The weak spot in the statistical picture -- and one that argues most convincingly for greater expansion -- is that record high unemployment number. Labor in the past few years priced itself out of the German industrial sector, accelerating the trend to automation: about 2 million jobs, net, were lost to machines between 1979 and 1983.

The German government contends that when adjustment is made for the different ways in which the jobless are counted here and in Germany, the 9 percent rate there isn't so shockingly different from U.S. rates. And besides, they say, recent experience shows that it's counterproductive just to throw money at the unemployment problem.

But the argument for stimulus is broader-based. As the JEC study shows, the great German economic success since the end of World War II can be traced to export-driven growth nurtured "as a result of membership in the Western economic order." Exports and imports now account for about one-third of the German GNP. (In the United States, the same figure is about 11 percent.)

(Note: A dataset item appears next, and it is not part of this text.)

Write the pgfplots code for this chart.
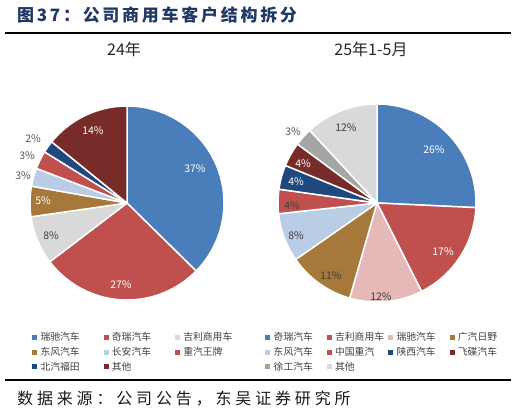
\documentclass[border=0pt]{standalone}
\usepackage{pgfplots}
\pgfplotsset{compat=1.18}
\usepackage{pgfplotstable}
\usepackage{fontspec}
\setmainfont{Noto Sans CJK SC}
\newfontfamily\titlefont[LetterSpace=16]{Noto Sans CJK SC}
\newfontfamily\srcfont[LetterSpace=24]{Noto Sans CJK SC}

\definecolor{cBlue}{RGB}{74,126,187}
\definecolor{cRed}{RGB}{192,80,77}
\definecolor{cLGray}{RGB}{217,217,217}
\definecolor{cBrown}{RGB}{166,120,58}
\definecolor{cLBlue}{RGB}{185,205,229}
\definecolor{cDBlue}{RGB}{31,73,125}
\definecolor{cDRed}{RGB}{119,44,42}
\definecolor{cPink}{RGB}{230,185,184}
\definecolor{cGray}{RGB}{165,165,165}
\definecolor{cTxt}{RGB}{64,64,64}
\definecolor{cOut}{RGB}{89,89,89}
\definecolor{cTitle}{RGB}{31,56,100}

% 24年
\pgfplotstableread{
val col tcol lx ly
37 cBlue white 68 34
27 cRed white -6 -82
8 cLGray cTxt -76 -33
5 cBrown white -84 2
3 cLBlue cOut -104 27
3 cRed cOut -100 47
2 cDBlue cOut -94 64
14 cDRed white -34 72
}\tblA

% 25年1-5月
\pgfplotstableread{
val col tcol lx ly
26 cBlue white 57 53
17 cRed white 66 -49
12 cPink cTxt 4 -94
11 cBrown cTxt -46 -73
8 cLBlue cTxt -81 -33
4 cRed cTxt -85 -3
4 cDBlue white -81 21
4 cDRed white -74 39
3 cGray cOut -84 71
12 cLGray cTxt -31 75
}\tblB

% precompute slice angles from the table values
\newcommand\preppie[2]{% #1 name, #2 table
  \pgfplotstablegetrowsof{#2}%
  \pgfmathtruncatemacro\pienrows{\pgfplotsretval-1}%
  \expandafter\xdef\csname pie#1n\endcsname{\pienrows}%
  \def\pietot{0}%
  \pgfplotsforeachungrouped \pieI in {0,...,\pienrows}{%
    \pgfplotstablegetelem{\pieI}{val}\of{#2}%
    \pgfmathsetmacro\pietot{\pietot+\pgfplotsretval}%
  }%
  \def\piecum{0}%
  \pgfplotsforeachungrouped \pieI in {0,...,\pienrows}{%
    \pgfplotstablegetelem{\pieI}{val}\of{#2}\let\pieval\pgfplotsretval
    \expandafter\xdef\csname pie#1val\pieI\endcsname{\pieval}%
    \pgfmathsetmacro\piesa{90-\piecum/\pietot*360}%
    \pgfmathsetmacro\piecum{\piecum+\pieval}%
    \pgfmathsetmacro\pieea{90-\piecum/\pietot*360}%
    \expandafter\xdef\csname pie#1sa\pieI\endcsname{\piesa}%
    \expandafter\xdef\csname pie#1ea\pieI\endcsname{\pieea}%
    \pgfplotstablegetelem{\pieI}{col}\of{#2}%
    \expandafter\xdef\csname pie#1col\pieI\endcsname{\pgfplotsretval}%
    \pgfplotstablegetelem{\pieI}{tcol}\of{#2}%
    \expandafter\xdef\csname pie#1tc\pieI\endcsname{\pgfplotsretval}%
    \pgfplotstablegetelem{\pieI}{lx}\of{#2}%
    \expandafter\xdef\csname pie#1lx\pieI\endcsname{\pgfplotsretval}%
    \pgfplotstablegetelem{\pieI}{ly}\of{#2}%
    \expandafter\xdef\csname pie#1ly\pieI\endcsname{\pgfplotsretval}%
  }%
}
\preppie{A}{\tblA}
\preppie{B}{\tblB}

\newcommand\drawpie[2]{% #1 name, #2 radius
  \edef\pienrows{\csname pie#1n\endcsname}%
  \pgfplotsforeachungrouped \pieI in {0,...,\pienrows}{%
    \edef\piesa{\csname pie#1sa\pieI\endcsname}%
    \edef\pieea{\csname pie#1ea\pieI\endcsname}%
    \edef\piecol{\csname pie#1col\pieI\endcsname}%
    \filldraw[fill=\piecol, draw=white, line width=1.5pt, line join=round]
      (axis cs:0,0) -- ++(\piesa:#2) arc[start angle=\piesa, end angle=\pieea, radius=#2] -- cycle;
  }%
  \pgfplotsforeachungrouped \pieI in {0,...,\pienrows}{%
    \edef\pieval{\csname pie#1val\pieI\endcsname}%
    \edef\pietc{\csname pie#1tc\pieI\endcsname}%
    \edef\pielx{\csname pie#1lx\pieI\endcsname}%
    \edef\piely{\csname pie#1ly\pieI\endcsname}%
    \node[text=\pietc, font=\fontsize{10.5}{12}\selectfont, inner sep=0pt]
      at ([shift={(\pielx pt,\piely pt)}]axis cs:0,0) {\pieval\%};
  }%
}

\pgfplotsset{
  sqleg/.style={legend image code/.code={\fill[#1] (0pt,-2pt) rectangle (4pt,2pt);}},
  pieaxis/.style={anchor=center, scale only axis, xmin=-1, xmax=1, ymin=-1, ymax=1,
    hide axis, clip=false, legend cell align=left,
    legend style={anchor=north west, draw=none, fill=none, inner sep=0pt,
      font=\fontsize{9.8}{11}\selectfont, text=cTxt, row sep=3pt,
      nodes={inner sep=1pt}},
    /tikz/every odd column/.append style={column sep=3pt}},
}

\begin{document}
\begin{tikzpicture}
\path[use as bounding box] (0pt,0pt) rectangle (516pt,414pt);

% title and rules
\node[anchor=west, text=cTitle, font=\titlefont\bfseries\fontsize{17}{20}\selectfont, inner sep=0pt]
  at (17pt,399pt) {图37：公司商用车客户结构拆分};
\draw[line width=1.5pt] (5pt,381pt) -- (511pt,381pt);
\draw[line width=1.5pt] (5pt,34pt) -- (511pt,34pt);
\node[anchor=west, font=\srcfont\fontsize{16}{18}\selectfont, text=black!90, inner sep=0pt]
  at (17pt,15pt) {数据来源：公司公告，东吴证券研究所};

% subtitles
\node[font=\fontsize{16}{18}\selectfont, text=black!85] at (124pt,365pt) {24年};
\node[font=\fontsize{16}{18}\selectfont, text=black!85] at (371pt,365pt) {25年1-5月};

% left pie
\begin{axis}[pieaxis, at={(127pt,211pt)}, width=194pt, height=194pt,
  legend columns=3,
  legend style={at={(axis cs:-0.98,-1.32)}}]
\addlegendimage{sqleg=cBlue}\addlegendentry{\makebox[62pt][l]{瑞驰汽车}}
\addlegendimage{sqleg=cRed}\addlegendentry{\makebox[62pt][l]{奇瑞汽车}}
\addlegendimage{sqleg=cLGray}\addlegendentry{\makebox[62pt][l]{吉利商用车}}
\addlegendimage{sqleg=cBrown}\addlegendentry{\makebox[62pt][l]{东风汽车}}
\addlegendimage{sqleg=cLBlue}\addlegendentry{\makebox[62pt][l]{长安汽车}}
\addlegendimage{sqleg=cRed}\addlegendentry{\makebox[62pt][l]{重汽王牌}}
\addlegendimage{sqleg=cDBlue}\addlegendentry{\makebox[62pt][l]{北汽福田}}
\addlegendimage{sqleg=cDRed}\addlegendentry{\makebox[62pt][l]{其他}}
\pgfplotsextra{\pgfkeys{/pgf/fpu=false}\drawpie{A}{97pt}}
\end{axis}

% right pie
\begin{axis}[pieaxis, at={(377pt,211pt)}, width=198pt, height=198pt,
  legend columns=4,
  legend style={at={(axis cs:-1.13,-1.293)}}]
\addlegendimage{sqleg=cBlue}\addlegendentry{\makebox[52pt][l]{奇瑞汽车}}
\addlegendimage{sqleg=cRed}\addlegendentry{\makebox[52pt][l]{吉利商用车}}
\addlegendimage{sqleg=cPink}\addlegendentry{\makebox[52pt][l]{瑞驰汽车}}
\addlegendimage{sqleg=cBrown}\addlegendentry{\makebox[52pt][l]{广汽日野}}
\addlegendimage{sqleg=cLBlue}\addlegendentry{\makebox[52pt][l]{东风汽车}}
\addlegendimage{sqleg=cRed}\addlegendentry{\makebox[52pt][l]{中国重汽}}
\addlegendimage{sqleg=cDBlue}\addlegendentry{\makebox[52pt][l]{陕西汽车}}
\addlegendimage{sqleg=cDRed}\addlegendentry{\makebox[52pt][l]{飞碟汽车}}
\addlegendimage{sqleg=cGray}\addlegendentry{\makebox[52pt][l]{徐工汽车}}
\addlegendimage{sqleg=cLGray}\addlegendentry{\makebox[52pt][l]{其他}}
\pgfplotsextra{\pgfkeys{/pgf/fpu=false}\drawpie{B}{99pt}}
\end{axis}
\end{tikzpicture}
\end{document}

In other words, the case made by other industrial nations and the IMF is that West Germany (like Japan) owes the rest of the world something. Yet, a former U.S. government official with wide business contacts in Germany says: "If the U.S. position is that the Federal Reserve Board won't cut interest rates here again until Germany does, it may wait a long time."

To be sure, things can change swiftly. The Kohl government may be worried enough about the growing threat of an agricultural trade war with the United States to give in to Treasury Secretary James Baker's drive for coordinated action on exchange and interest rates. And if actual GNP growth rates don't hold up to the projections, foot-dragging in Bonn could end abruptly.